Interestingly, some of my Facebook friends are not too happy
at my foray into this media. Although most are too polite to tell me on my
face, I get occasional comments regarding how they appreciate my conventional
photographs more than this stuff that I am now posting.
As I think about it, I see why they dislike Photoshopping. A
major reason has to do with what they see as the purpose of photography. As I
had mentioned in a previous Blog Post (July 2014), photographs are taken,
broadly, for three purposes: to memorialize an event, for reporting a story
(photo journalism) or to create a work of art.
For people used to using a camera for the first purpose,
using Photoshop to insert a missing person is almost scandalous, unless the
photographer says that that is what was done. Same is the case with those who
think that an image is supposed to be telling a story that has happened in
reality. For them, a polar bear in middle of penguins, in what they expect to be a story
about Antarctica, is a willful distortion.

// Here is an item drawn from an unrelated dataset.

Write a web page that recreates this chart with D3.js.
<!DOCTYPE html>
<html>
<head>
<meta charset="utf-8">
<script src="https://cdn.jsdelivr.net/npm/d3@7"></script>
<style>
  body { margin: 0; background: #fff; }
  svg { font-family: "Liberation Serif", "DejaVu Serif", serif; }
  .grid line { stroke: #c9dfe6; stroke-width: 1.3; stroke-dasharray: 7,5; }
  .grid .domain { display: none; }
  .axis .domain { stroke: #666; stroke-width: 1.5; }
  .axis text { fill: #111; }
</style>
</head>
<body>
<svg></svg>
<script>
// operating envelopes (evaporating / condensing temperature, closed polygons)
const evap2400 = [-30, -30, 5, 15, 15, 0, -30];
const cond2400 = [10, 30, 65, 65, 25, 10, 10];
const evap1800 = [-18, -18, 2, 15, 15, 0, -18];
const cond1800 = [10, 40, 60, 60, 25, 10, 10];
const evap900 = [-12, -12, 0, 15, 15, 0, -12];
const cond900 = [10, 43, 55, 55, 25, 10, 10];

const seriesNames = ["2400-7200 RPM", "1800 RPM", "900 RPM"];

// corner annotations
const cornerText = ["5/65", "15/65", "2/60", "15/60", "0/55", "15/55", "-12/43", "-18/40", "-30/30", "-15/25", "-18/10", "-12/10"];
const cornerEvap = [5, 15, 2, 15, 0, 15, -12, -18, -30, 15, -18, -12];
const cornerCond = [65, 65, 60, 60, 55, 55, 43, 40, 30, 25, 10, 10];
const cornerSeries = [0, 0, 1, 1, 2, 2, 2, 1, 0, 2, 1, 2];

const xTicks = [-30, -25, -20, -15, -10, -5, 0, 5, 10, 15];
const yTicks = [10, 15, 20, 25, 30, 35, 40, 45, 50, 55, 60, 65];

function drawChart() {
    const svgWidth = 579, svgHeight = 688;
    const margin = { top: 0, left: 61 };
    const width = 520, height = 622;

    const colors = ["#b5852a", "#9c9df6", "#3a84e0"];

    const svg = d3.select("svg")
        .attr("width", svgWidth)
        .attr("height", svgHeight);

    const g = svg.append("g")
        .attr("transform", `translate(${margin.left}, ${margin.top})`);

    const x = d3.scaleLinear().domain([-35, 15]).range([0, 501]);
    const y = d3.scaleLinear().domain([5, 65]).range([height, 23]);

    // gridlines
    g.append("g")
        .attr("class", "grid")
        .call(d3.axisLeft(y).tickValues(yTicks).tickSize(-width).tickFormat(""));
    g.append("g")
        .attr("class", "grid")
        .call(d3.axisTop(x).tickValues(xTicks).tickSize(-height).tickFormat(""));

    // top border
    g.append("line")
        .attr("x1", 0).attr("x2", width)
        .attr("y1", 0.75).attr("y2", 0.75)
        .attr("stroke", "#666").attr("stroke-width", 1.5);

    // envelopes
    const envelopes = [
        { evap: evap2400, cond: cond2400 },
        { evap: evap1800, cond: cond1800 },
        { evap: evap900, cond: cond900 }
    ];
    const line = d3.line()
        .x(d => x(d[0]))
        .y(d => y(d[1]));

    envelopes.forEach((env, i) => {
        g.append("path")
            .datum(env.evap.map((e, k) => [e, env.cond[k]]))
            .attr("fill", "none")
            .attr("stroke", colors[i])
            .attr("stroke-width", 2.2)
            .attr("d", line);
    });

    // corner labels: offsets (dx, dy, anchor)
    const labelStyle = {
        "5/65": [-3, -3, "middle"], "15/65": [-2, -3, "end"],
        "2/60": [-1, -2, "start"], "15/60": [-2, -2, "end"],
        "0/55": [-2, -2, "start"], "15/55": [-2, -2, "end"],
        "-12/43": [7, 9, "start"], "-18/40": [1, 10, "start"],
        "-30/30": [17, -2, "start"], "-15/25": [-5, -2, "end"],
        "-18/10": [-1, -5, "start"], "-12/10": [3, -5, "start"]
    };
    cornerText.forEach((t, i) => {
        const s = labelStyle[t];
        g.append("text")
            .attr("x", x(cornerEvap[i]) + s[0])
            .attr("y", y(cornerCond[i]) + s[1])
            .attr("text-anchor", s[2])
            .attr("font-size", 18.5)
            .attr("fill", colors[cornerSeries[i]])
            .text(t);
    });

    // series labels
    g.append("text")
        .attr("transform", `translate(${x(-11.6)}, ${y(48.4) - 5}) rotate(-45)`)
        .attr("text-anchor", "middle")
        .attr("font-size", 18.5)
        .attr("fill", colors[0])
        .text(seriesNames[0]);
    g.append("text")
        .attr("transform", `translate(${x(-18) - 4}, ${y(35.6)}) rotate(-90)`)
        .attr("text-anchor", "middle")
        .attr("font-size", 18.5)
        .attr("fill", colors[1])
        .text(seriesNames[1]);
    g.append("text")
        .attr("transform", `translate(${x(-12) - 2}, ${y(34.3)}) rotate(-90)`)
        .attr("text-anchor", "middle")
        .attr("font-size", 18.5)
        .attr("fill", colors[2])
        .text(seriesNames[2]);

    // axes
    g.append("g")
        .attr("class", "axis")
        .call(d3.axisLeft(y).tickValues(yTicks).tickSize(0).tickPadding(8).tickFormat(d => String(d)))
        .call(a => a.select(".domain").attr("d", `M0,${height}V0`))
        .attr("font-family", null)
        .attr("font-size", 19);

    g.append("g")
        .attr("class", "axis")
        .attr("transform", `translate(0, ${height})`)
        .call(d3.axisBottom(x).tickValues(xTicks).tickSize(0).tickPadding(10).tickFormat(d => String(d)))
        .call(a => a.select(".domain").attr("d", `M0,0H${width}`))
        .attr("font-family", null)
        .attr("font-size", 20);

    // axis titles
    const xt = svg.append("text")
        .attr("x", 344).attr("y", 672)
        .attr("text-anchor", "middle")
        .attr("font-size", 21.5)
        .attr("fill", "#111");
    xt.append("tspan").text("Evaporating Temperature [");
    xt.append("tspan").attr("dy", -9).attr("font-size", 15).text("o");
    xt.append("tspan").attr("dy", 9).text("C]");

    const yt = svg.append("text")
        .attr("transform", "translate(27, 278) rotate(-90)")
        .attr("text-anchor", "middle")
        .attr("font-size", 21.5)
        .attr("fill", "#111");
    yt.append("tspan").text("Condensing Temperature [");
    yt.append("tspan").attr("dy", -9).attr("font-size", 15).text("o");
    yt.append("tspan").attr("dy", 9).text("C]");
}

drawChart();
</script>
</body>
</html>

On the other hand, for people who think that a photograph
has the third purpose, to entertain us as a work of art, a Photoshopped image
should not come as a big shock. On the surface of it, what difference does it
make if a butterfly in an artistic photograph (not one meant for an Audubon
guide) was really there or imported from another photograph in order to serve
as an element of composition?
I think the issue here is similar to what I discussed in a
previous Blog Post on Authenticity (December 2009). Why should people care if a
diamond is real or fake that looks
like real? For those whose intention is
to use diamond as a fashion accessory, fake would be fine. However, if your
intent were to show off wealth, only the real one would do---accompanied by a
statement that it is not fake, in case the observer appears uncertain about its
authenticity.
So it is with the observers of a digital image. There are those
who are wedded to the notion that a photograph has to represent reality. For them, it is hard to accept that a
photographer can manipulate pixels to create a work of art; only an
artist does with paint and brush is allowed to do that. Then there are those who are looking for visual stimulation that comes from
watching a work of art, no matter what media was used to create it. They should
accept digital art without hesitation.
The decision to select fake or real diamond is based on what
wearer wants viewer to do --- be impressed
by the its looks or by the wealth of the wearer. Applying the same logic, but from
the other point of view, the acceptance of digital art is based on what the viewer expects from the medium of
photography---depiction of realty or pleasure of viewing a work of art.